The president of the Italian agricultural organization Confagricoltura, Federico Vecchioni, congratulated Luca Zaia for his election and added that, “Confagricoltura has confirmed its total availability for working together in the interests of Italian agriculture, especially given the important upcoming European and international deadlines”.
The agricultural union Coldiretti, instead, expressed hopes, “that the new Minister of Agriculture will finally be able to realize the necessity to bring agriculture to the center of the national economy”.
The union president, Sergio Marini, also noted that there is, “faith in a new vision of politics that is expressed through a different relationship between the government and social forces that will include coherence, correctness and transparency, with an authentic and efficient valorization of the territory and its distinctiveness, with a re-launching of the quality of “Made in Italy” foods products, and the surpassing of the weaknesses of community agricultural negotiations with the promotion of enterprises and the development of populations from the Italian country sides.

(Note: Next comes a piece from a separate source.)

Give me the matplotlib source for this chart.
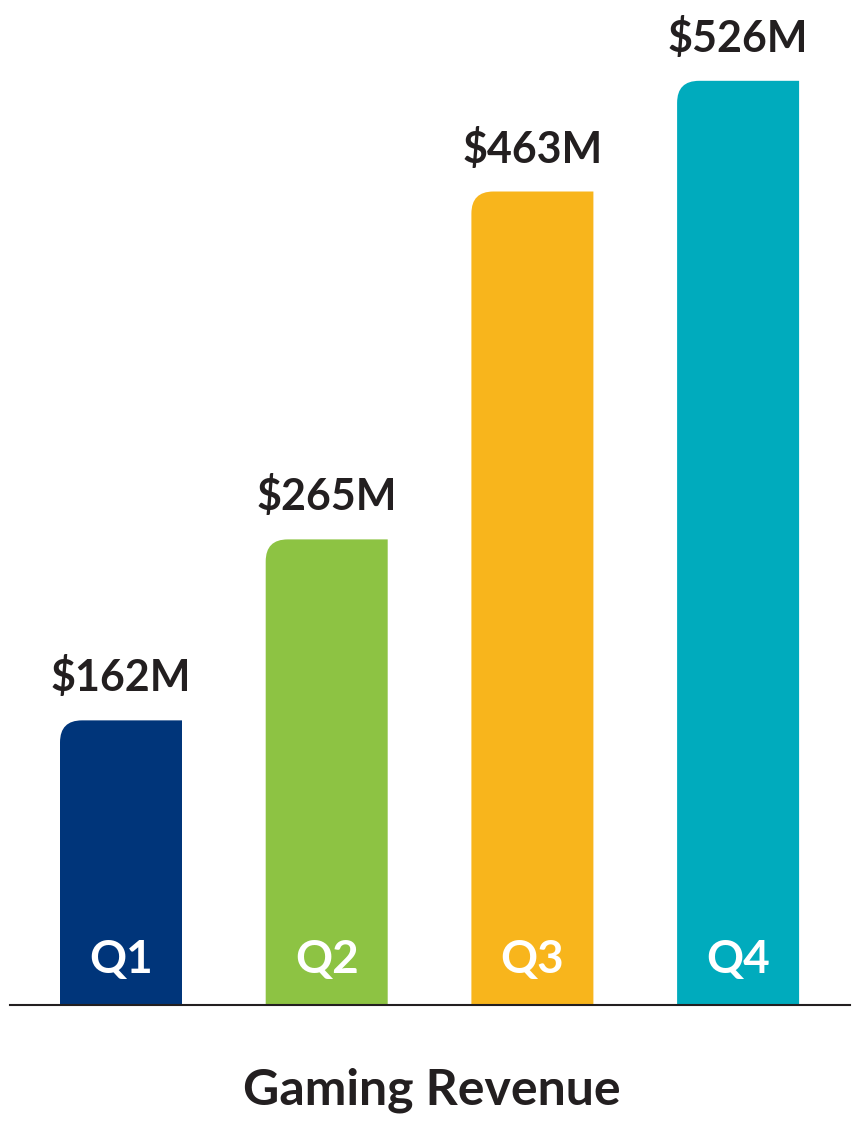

The Comments of Città del Vino President, Valentino Valentini:
“Our goals have always been the safeguarding of the rural Italian patrimony, of innovation and giving potential to the wine territories, and for this reason it is satisfying to see that the new ministers - with whom the “Cities of Wine” will have to work with and to whom we say good job - are competent and young people. This gives us hope for future work together with these institutions”.

These words were the response of Valentino Valentini, president of Città del Vino (Cities of Wine) – the association that includes all of the areas with the highest concentrations of wine production, or, 70% of Italy’s vineyards, 89% of DOC, DOCG and IGT wines, and 22% of the country’s agri-tourism – and his convictions that the newly elected ministers, in particular, Luca Zaia, are truly competent for the jobs assigned. Valentini is also convinced that the many younger ministers who have now been elected may be more willing to promote the importance of the country’s agricultural, and, in particular, enological patrimony.
Valentini also hoped that the new ministers would pay attention to the main points to be attended, which had already been expressed to them in a pre-election letter.

The main issues that were listed are:

-tutelage of the environment and Italy’s rural patrimony, its history and culture, through politics that favor the preservation of local ecosystems and that aim towards the use of renewable energy;

- technological innovations and new communication networks so that all of the rural Italian territories can best develop their entrepreneurial activities, keeping in consideration that, today, 70% of tourist reservations are made via internet;
-an elevated percentage of social integration that is behind the production of Italian excellence suggests the need to develop training activities that allow agricultural enterprises to create new work opportunities that favor a socio-economic increase of the inhabitants of an area, while maintaining the traditions that render the products unique;

-the tight synergy between the Ministers of Agriculture and Cultural Heritage in sustaining a new grand industry for the eno-tourism sector, which, today still has 80% of its full potential to develop;

-the refinancing of the law (268/99 that favors the 140 Strade del Vino (Wine Roads) - which have been officially recognized and are a fundamental tool for the promotion of the territory – and the sanctioning of new resources for companies and Municipalities to be able to improve their services that help make eno-gastronomic itineraries function, which is the main reason of travel to Italy together with its art, culture, and landscapes;

-the support of new educational campaigns for consumers with particular attention to the younger generations, and against all forms of alcohol and food abuse and in favour of food safety and correct information on the beneficial effects of wine, as have been demonstrated by numerous international studies.